25 October 2015, Writing Ideas – New Novel, part 478, Speech Characteristics Character Presentation Q and A
Announcement: Ancient Light is delayed due to the economy. You can read more about it at http://www.ancientlight.com. Ancient Light includes the second edition of Aegypt plus Sister of Light and Sister of Darkness. I’ll keep you updated.
Introduction: I wrote the novel Aksinya: Enchantment and the Daemon. This was my 21st novel and through this blog, I gave you the entire novel in installments that included commentary on the writing. In the commentary, in addition to other general information on writing, I explained, how the novel was constructed, the metaphors and symbols in it, the writing techniques and tricks I used, and the way I built the scenes. You can look back through this blog and read the entire novel beginning with http://www.pilotlion.blogspot.com/2010/10/new-novel-part-3-girl-and-demon.html.
I’m using this novel as an example of how I produce, market, and eventually (we hope) get a novel published. I’ll keep you informed along the way.
The four plus one basic rules I employ when writing:
1. Don’t confuse your readers.
2. Entertain your readers.
3. Ground your readers in the writing.
4. Don’t show (or tell) everything.
5. Immerse yourself in the world of your writing.
All novels have five discrete parts:
1. The initial scene (the beginning)
2. The rising action
3. The climax
4. The falling action
5. The dénouement
The theme statement of my 26th novel, working title, Shape, is this: Mrs. Lyons captures a shape-shifting girl in her pantry and rehabilitates her.
Here is the cover proposal for Lilly: Enchantment and the Computer. Lilly is my 24th novel.
The most important scene in any novel is the initial scene, but eventually, you have to move to the rising action. I’ve started writing Shape.

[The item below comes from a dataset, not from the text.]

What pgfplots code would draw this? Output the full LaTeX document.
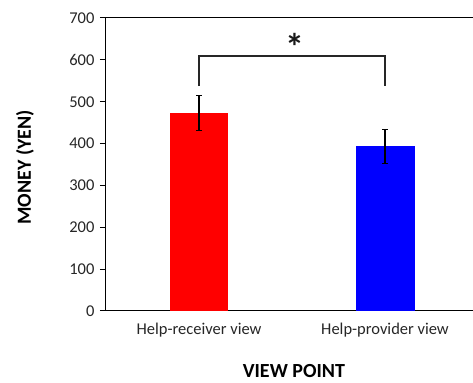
\documentclass[border=0pt]{standalone}
\usepackage{fontspec}
\setmainfont{Carlito}
\usepackage{pgfplots}
\pgfplotsset{compat=1.18}
\begin{document}
\begin{tikzpicture}
\begin{axis}[
  scale only axis,
  width=367pt, height=293pt,
  xmin=-0.5, xmax=1.473,
  ymin=0, ymax=700,
  separate axis lines,
  axis x line*=box,
  axis y line*=left,
  axis line style={line width=1pt, black},
  ytick={0,100,...,700},
  xtick={0,1},
  xticklabels={Help-receiver view, Help-provider view},
  x tick style={draw=none},
  extra x ticks={0.5},
  extra x tick labels={},
  extra x tick style={tick style={draw=black, line width=1pt}},
  tick align=outside,
  major tick length=6pt,
  y tick style={line width=1pt, black},
  xtick pos=bottom, ytick pos=left,
  /pgf/number format/assume math mode=true,
  tick label style={font=\fontsize{16.5}{18}\selectfont, text=black!85},
  yticklabel style={xshift=-2pt},
  xticklabel style={yshift=-3pt},
  xlabel={\textbf{VIEW POINT}},
  ylabel={\textbf{MONEY (YEN)}},
  label style={font=\fontsize{20}{22}\selectfont},
  xlabel style={at={(axis description cs:0.512,-0.205)}, anchor=center},
  ylabel style={at={(axis description cs:-0.221,0.49)}, anchor=center},
  ybar, bar width=0.317, bar shift=0pt,
  enlargelimits=false,
  clip=false,
]
\addplot[fill={rgb,255:red,255;green,0;blue,0}, draw=none,
  error bars/.cd, y dir=both, y explicit,
  error bar style={line width=1.2pt, black},
  error mark options={rotate=90, mark size=3pt, line width=1.2pt, black}]
  coordinates {(0,473) +- (0,41)};
\addplot[fill={rgb,255:red,0;green,0;blue,255}, draw=none,
  error bars/.cd, y dir=both, y explicit,
  error bar style={line width=1.2pt, black},
  error mark options={rotate=90, mark size=3pt, line width=1.2pt, black}]
  coordinates {(1,393) +- (0,41)};
\draw[line width=1.8pt, black!85] (axis cs:0,537) -- (axis cs:0,610) -- (axis cs:1,610) -- (axis cs:1,537);
\node[font=\fontsize{38}{40}\selectfont\bfseries, inner sep=0pt, text=black!90] at (axis cs:0.515,631) {*};
\coordinate (o) at (rel axis cs:0,0);
\coordinate (t) at (rel axis cs:1,1);
\end{axis}
\pgfresetboundingbox
\path ([xshift=-106pt,yshift=-72pt]o) rectangle ([xshift=0pt,yshift=18pt]t);
\end{tikzpicture}
\end{document}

I’m an advocate of using the/a scene input/output method to drive the rising action–in fact, to write any novel.
1. Scene input (easy)
2. Scene output (a little harder)
3. Scene setting (basic stuff)
4. Creativity (creative elements of the scene)
5. Tension (development of creative elements to build excitement)
6. Release (climax of creative elements)
I can immediately discern three ways to invoke creativity:
1. History extrapolation
2. Technological extrapolation
3. Intellectual extrapolation
Creativity is like an extrapolation of what has been. It is a reflection of something new created with ties to the history, science, and logic (the intellect). Creativity requires consuming, thinking, and producing.
One of my blog readers posed these questions. I’ll use the next few weeks to answer them.
1. Conflict/tension between characters
2. Character presentation (appearance, speech, behavior, gestures, actions)
3. Change, complexity of relationship, and relation to issues/theme
4. Evolving vs static character
5. Language and style
6. Verbal, gesture, action
7. Words employed
8. Sentence length
10. Type of grammar
12. Field of reference or allusion
14. Mannerism suggest by speech
16. Distinct manner of writing or speaking you employ, and why (like Pinter’s style includes gaps, silences, non-sequitors, and fragments while Chekhov’s includes ‘apparent’ inconclusiveness).
Moving on to 2. 2. Character presentation (appearance, speech, behavior, gestures, actions)
An author develops a character first and then reveals the character through the plot. Plot revelation is what it is all about. We do not reveal characters by telling. First develop, then reveal.
Appearance, speech, behavior, gestures, and actions are means of character revelation. I really like this list–let’s look at each piece.
At first, when using another language, I would simply state: he replied in French. My Ancient Light novels contain many different language and cultural changes. In them, I began to express the first statement or two in the language in question and then continue with: he continued to reply in Russian. I placed the translation of the foreign words or phrases in a footnote. I haven’t had a novel published with this formula, so I don’t know what an editor will do with the foreign text.
To synopsize, in cases where the language change is very important, I usually place the foreign text in the language and the translation in a footnote. I also used this technique in my enchantment novels. Again, since these novels haven’t been published, I’m unsure what an editor will want to do with them.
Whatever you do, the feel of the foreign language is important to build in the novel. The language is an important part of a culture and the use or feel of the language is critical to developing and revealing the characters and possibly the plot. You will note, the same comment applies to the speech patterns I already wrote about yesterday.
Ultimately, the use of speech patterns (accents) or languages must not distract from the novel itself. Both need to be integrated so they don’t interfere in the feel or read of the novel. As I noted yesterday, I didn’t like the way my use of a speech pattern provided a distraction in one of my Dragon and Fox novels. On the other hand, I’ve found some use of speech patterns (accents) necessary to reveal (convey) a character. Concerning speech, there are more than languages and accents in the use of speech to present (reveal) a character.